Text-to-Speech has traditionally been viewed as a “black box” component, where standard “portfolio” voices are typically offered with a professional but “neutral” speaking style. For commercially important languages many different portfolio voices may be offered all with similar speaking styles. A customer wishing to use TTS will typically choose one of these voices. The only alternative is to opt for a “custom voice” solution. In this case, a customer pays for a TTS voice to be created using their preferred voice talent. Such an approach allows for some “tuning” of the scripts used to create the voice. Limited script elements may be added to provide better coverage of the customers expected domain and “glided phrases” can be included to ensure that specific phrase fragments are spoken perfectly. However, even with such an approach the recording style is strictly controlled and standard scripts are augmented rather than redesigned from scratch. The “black box” approach means that TTS systems can be produced which satisfy the needs of a large number of customers, even if this means that solutions may be limited in the personas they present. Recent advances in conversational agent applications have changed people’s expectations of how a computer voice should sound and interact. Suddenly, it’s much more important for the TTS system to present a persona which matched the goals of the application. Such systems demanded a more flamboyant, upbeat and expressive voice. The “black box” approach is no longer sufficient, voices for high-end conversational agents are being explicitly “designed” to meet the needs of such applications. These voices are both expressive and light, and a complete contrast to the more conservative voices available for traditional markets. This presentation will describe how Nuance is addressing this new and challenging market.

Prof. Geza Nemeth

Head of the Speech Communication and Smart Interactions Laboratories, Department of Telecommunications and Media Informatics, Budapest University of Technology and Economics

Gaps to Bridge in Speech Technology

Although recently there has been significant progress in the general usage and acceptance of speech technology in several developed countries there are still major gaps that prevent the majority of possible users from daily use of speech technology-based solutions. In the talk I will list some of them and propose some directions for bridging these gaps.

Perhaps the most important gap is the "Black box" thinking of software developers.

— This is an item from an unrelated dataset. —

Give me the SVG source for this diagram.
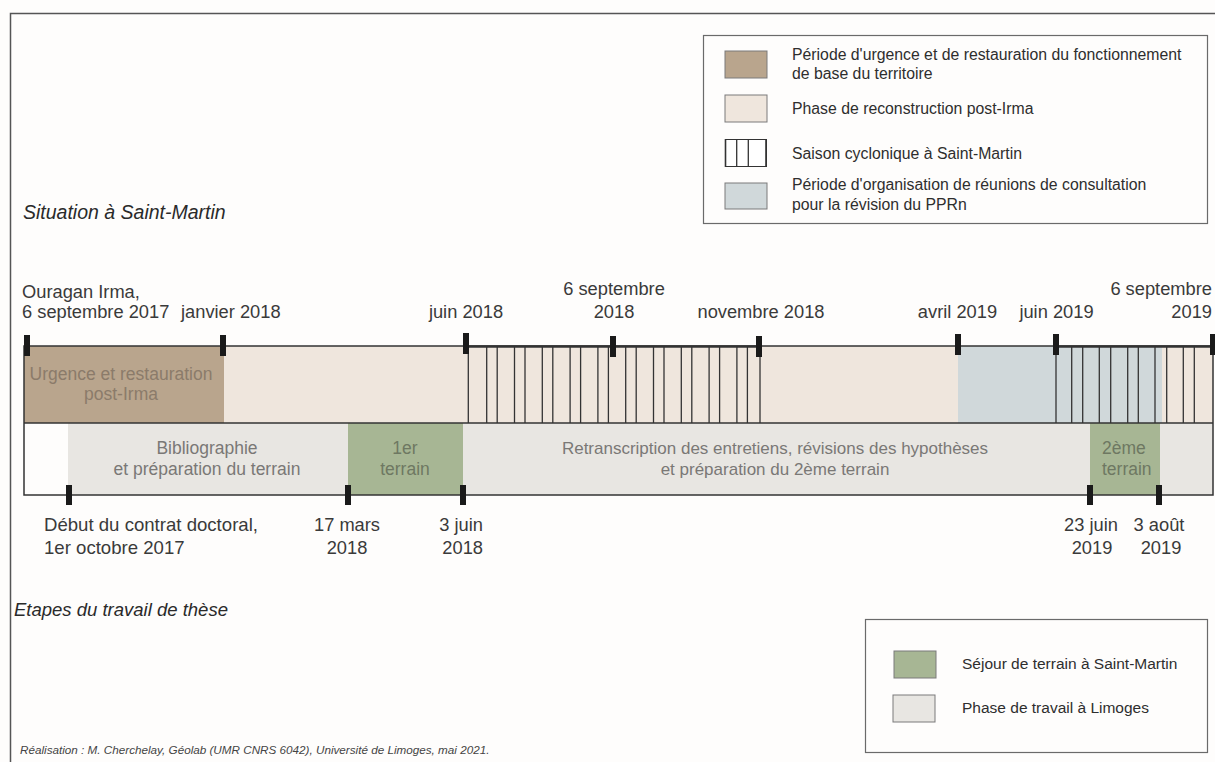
<svg xmlns="http://www.w3.org/2000/svg" width="1215" height="762" viewBox="0 0 1215 762">
<style>
text{font-family:"Liberation Sans",Arial,sans-serif;}
.lab{font-size:18.3px;fill:#3a3a3a;}
.mid{font-size:17.5px;fill:#7a7876;}
.leg{font-size:15.5px;fill:#2e2e2e;}
.legt{font-size:15.8px;}
.ttl{font-size:19.5px;font-style:italic;fill:#2a2a2a;}
.cred{font-size:11.7px;font-style:italic;fill:#444;}
.sw{stroke:#7a7a7a;stroke-width:1;}
.box{fill:none;stroke:#6a6a6a;stroke-width:1.2;}
.hatch line{stroke:#333;stroke-width:1.3;}
.tick{fill:#1a1a1a;}
.brown{fill:#b9a58d;}
.beige{fill:#efe6dd;}
.blue{fill:#d0d8da;}
.grey{fill:#e8e6e2;}
.green{fill:#a7b694;}
</style>
<rect x="0" y="0" width="1215" height="762" fill="#fefdfc"/>
<path d="M10.5 770 V13.5 H1220" fill="none" stroke="#555" stroke-width="1.5"/>

<g id="legend-top">
  <rect class="box" x="703.5" y="35.5" width="504" height="188"/>
  <rect class="sw brown" x="725" y="51" width="42" height="27"/>
  <text class="leg legt" x="792" y="59.5">Période d'urgence et de restauration du fonctionnement</text>
  <text class="leg legt" x="792" y="79">de base du territoire</text>
  <rect class="sw beige" x="725" y="95" width="42" height="27"/>
  <text class="leg legt" x="792" y="113.5">Phase de reconstruction post-Irma</text>
  <rect x="725.5" y="139.5" width="41" height="27" fill="#fff" stroke="#333" stroke-width="1"/>
  <line x1="725.5" y1="139" x2="725.5" y2="167" stroke="#333" stroke-width="1.6"/>
  <line x1="736.7" y1="139" x2="736.7" y2="167" stroke="#333" stroke-width="1.3"/>
  <line x1="748.3" y1="139" x2="748.3" y2="167" stroke="#333" stroke-width="1.3"/>
  <line x1="766" y1="139" x2="766" y2="167" stroke="#333" stroke-width="1.6"/>
  <text class="leg legt" x="792" y="158.5">Saison cyclonique à Saint-Martin</text>
  <rect class="sw blue" x="725" y="183" width="42" height="26"/>
  <text class="leg legt" x="792" y="189.5">Période d'organisation de réunions de consultation</text>
  <text class="leg legt" x="792" y="210">pour la révision du PPRn</text>
</g>

<text id="title-situation" class="ttl" x="23" y="219">Situation à Saint-Martin</text>

<g id="top-labels" class="lab">
  <text x="22" y="298">Ouragan Irma,</text>
  <text x="22" y="318">6 septembre 2017</text>
  <text x="181" y="318">janvier 2018</text>
  <text x="466" y="318" text-anchor="middle">juin 2018</text>
  <text x="614" y="295" text-anchor="middle">6 septembre</text>
  <text x="614" y="318" text-anchor="middle">2018</text>
  <text x="761" y="318" text-anchor="middle">novembre 2018</text>
  <text x="957.5" y="318" text-anchor="middle">avril 2019</text>
  <text x="1056.5" y="318" text-anchor="middle">juin 2019</text>
  <text x="1212" y="295" text-anchor="end">6 septembre</text>
  <text x="1212" y="318" text-anchor="end">2019</text>
</g>

<g id="row-situation">
  <rect class="brown" x="24" y="346" width="200" height="77"/>
  <rect class="beige" x="224" y="346" width="734" height="77"/>
  <rect class="blue" x="958" y="346" width="204" height="77"/>
  <rect class="beige" x="1162" y="346" width="51" height="77"/>
  <text class="mid" x="121" y="380" text-anchor="middle" style="fill:#8b7b6a">Urgence et restauration</text>
  <text class="mid" x="121" y="400" text-anchor="middle" style="fill:#8b7b6a">post-Irma</text>
</g>

<g id="cyclone-2018" class="hatch">
  <line x1="468.3" y1="346" x2="468.3" y2="423"/>
  <line x1="486.7" y1="346" x2="486.7" y2="423"/>
  <line x1="497.2" y1="346" x2="497.2" y2="423"/>
  <line x1="514.5" y1="346" x2="514.5" y2="423"/>
  <line x1="525" y1="346" x2="525" y2="423"/>
  <line x1="542.3" y1="346" x2="542.3" y2="423"/>
  <line x1="552.8" y1="346" x2="552.8" y2="423"/>
  <line x1="570.1" y1="346" x2="570.1" y2="423"/>
  <line x1="580.6" y1="346" x2="580.6" y2="423"/>
  <line x1="597.9" y1="346" x2="597.9" y2="423"/>
  <line x1="608.4" y1="346" x2="608.4" y2="423"/>
  <line x1="625.7" y1="346" x2="625.7" y2="423"/>
  <line x1="636.2" y1="346" x2="636.2" y2="423"/>
  <line x1="653.5" y1="346" x2="653.5" y2="423"/>
  <line x1="664" y1="346" x2="664" y2="423"/>
  <line x1="681.3" y1="346" x2="681.3" y2="423"/>
  <line x1="691.8" y1="346" x2="691.8" y2="423"/>
  <line x1="709.1" y1="346" x2="709.1" y2="423"/>
  <line x1="719.6" y1="346" x2="719.6" y2="423"/>
  <line x1="736.9" y1="346" x2="736.9" y2="423"/>
  <line x1="747.4" y1="346" x2="747.4" y2="423"/>
  <line x1="760" y1="346" x2="760" y2="423"/>
  <line x1="466" y1="346.5" x2="760" y2="346.5" style="stroke-width:2.6"/>
</g>

<g id="cyclone-2019" class="hatch">
  <line x1="1056" y1="346" x2="1056" y2="423"/>
  <line x1="1071.7" y1="346" x2="1071.7" y2="423"/>
  <line x1="1082.7" y1="346" x2="1082.7" y2="423"/>
  <line x1="1099.3" y1="346" x2="1099.3" y2="423"/>
  <line x1="1110.7" y1="346" x2="1110.7" y2="423"/>
  <line x1="1127.7" y1="346" x2="1127.7" y2="423"/>
  <line x1="1138.3" y1="346" x2="1138.3" y2="423"/>
  <line x1="1155" y1="346" x2="1155" y2="423"/>
  <line x1="1166.7" y1="346" x2="1166.7" y2="423"/>
  <line x1="1183.3" y1="346" x2="1183.3" y2="423"/>
  <line x1="1194.3" y1="346" x2="1194.3" y2="423"/>
  <line x1="1056" y1="346.5" x2="1213" y2="346.5" style="stroke-width:2.6"/>
</g>

<g id="row-thesis">
  <rect x="24" y="423" width="44" height="72" fill="#fefdfc"/>
  <rect class="grey" x="68" y="423" width="280" height="72"/>
  <rect class="green" x="348" y="423" width="115" height="72"/>
  <rect class="grey" x="463" y="423" width="627" height="72"/>
  <rect class="green" x="1090" y="423" width="70" height="72"/>
  <rect class="grey" x="1160" y="423" width="53" height="72"/>
  <text class="mid" x="207" y="454" text-anchor="middle">Bibliographie</text>
  <text class="mid" x="207" y="475" text-anchor="middle">et préparation du terrain</text>
  <text class="mid" x="405" y="454" text-anchor="middle" style="fill:#6e7862">1er</text>
  <text class="mid" x="405" y="475" text-anchor="middle" style="fill:#6e7862">terrain</text>
  <text class="mid" x="775" y="454" text-anchor="middle" style="font-size:17px">Retranscription des entretiens, révisions des hypothèses</text>
  <text class="mid" x="775" y="475" text-anchor="middle" style="font-size:17px">et préparation du 2ème terrain</text>
  <text class="mid" x="1102" y="454" style="fill:#6e7862">2ème</text>
  <text class="mid" x="1102" y="475" style="fill:#6e7862">terrain</text>
</g>

<g id="timeline-frame" fill="none" stroke="#333" stroke-width="1.5">
  <rect x="24" y="346" width="1189" height="149"/>
  <line x1="24" y1="423" x2="1213" y2="423"/>
</g>

<g id="ticks">
  <rect class="tick" x="24" y="335" width="6" height="21"/>
  <rect class="tick" x="220" y="335" width="6" height="21"/>
  <rect class="tick" x="463" y="333" width="6" height="21"/>
  <rect class="tick" x="610" y="336" width="6" height="21"/>
  <rect class="tick" x="756" y="336" width="6" height="21"/>
  <rect class="tick" x="955" y="334" width="6" height="21"/>
  <rect class="tick" x="1053" y="334" width="6" height="21"/>
  <rect class="tick" x="1210" y="334" width="6" height="21"/>
  <rect class="tick" x="66" y="485" width="6" height="20"/>
  <rect class="tick" x="345" y="485" width="6" height="20"/>
  <rect class="tick" x="460" y="485" width="6" height="20"/>
  <rect class="tick" x="1087" y="485" width="6" height="20"/>
  <rect class="tick" x="1156" y="485" width="6" height="20"/>
</g>

<g id="bottom-labels" class="lab">
  <text x="44" y="531" style="font-size:18.6px">Début du contrat doctoral,</text>
  <text x="44" y="554" style="font-size:18.6px">1er octobre 2017</text>
  <text x="347" y="531" text-anchor="middle">17 mars</text>
  <text x="347" y="554" text-anchor="middle">2018</text>
  <text x="483" y="531" text-anchor="end">3 juin</text>
  <text x="483" y="554" text-anchor="end">2018</text>
  <text x="1091" y="531" text-anchor="middle">23 juin</text>
  <text x="1092" y="554" text-anchor="middle">2019</text>
  <text x="1159" y="531" text-anchor="middle">3 août</text>
  <text x="1161" y="554" text-anchor="middle">2019</text>
</g>

<text id="title-thesis" class="ttl" x="14" y="616" style="font-size:18.5px">Etapes du travail de thèse</text>

<g id="legend-bottom">
  <rect class="box" x="865.5" y="619.5" width="342" height="133"/>
  <rect class="sw green" x="894" y="651" width="42" height="27"/>
  <text class="leg" x="962" y="669">Séjour de terrain à Saint-Martin</text>
  <rect class="sw grey" x="893" y="695" width="42" height="27"/>
  <text class="leg" x="962" y="713">Phase de travail à Limoges</text>
</g>

<text id="credit" class="cred" x="20" y="754">Réalisation : M. Cherchelay, Géolab (UMR CNRS 6042), Université de Limoges, mai 2021.</text>
</svg>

They suppose that inputting text into a text-to-speech (TTS) system will result in voice output that is relevant to the given context of the application. In case of automatic speech recognition (ASR) they wait for accurate text transcription (even punctuation). It is ignored that even humans are strongly influenced by a priori knowledge of the context, the communication partners, etc. For example by serially combining ASR + machine translation + TTS in a speech-to-speech translation system a male speaker at a slow speaking rate might be represented by a fast female voice at the other end. The science of semantic modelling is still in its infancy. In order to produce successful applications researchers of speech technology should find ways to build-in the a priori knowledge into the application environment, adapt their technologies and interfaces to the given scenario. This leads us to the gap between generic and domain specific solutions. For example intelligibility and speaking rate variability are the most important TTS evaluation factors for visually impaired users while human-like announcements at a standard rate and speaking style are required for railway station information systems. An increasing gap is being built between "large" languages/markets and "small" ones. Another gap is the one between closed and open application environments. For example there is hardly any mobile operating system that allows TTS output re-direction into a live telephone conversation. That is a basic need for rehabilitation applications of speech impaired people. Creating an open platform where "smaller" and "bigger" players of the field could equally plug-in their engines/solutions at proper quality assurance and with a fair share of income could help the situation. In the talk some examples will be given about how our teams at BME TMIT try to bridge the gaps listed.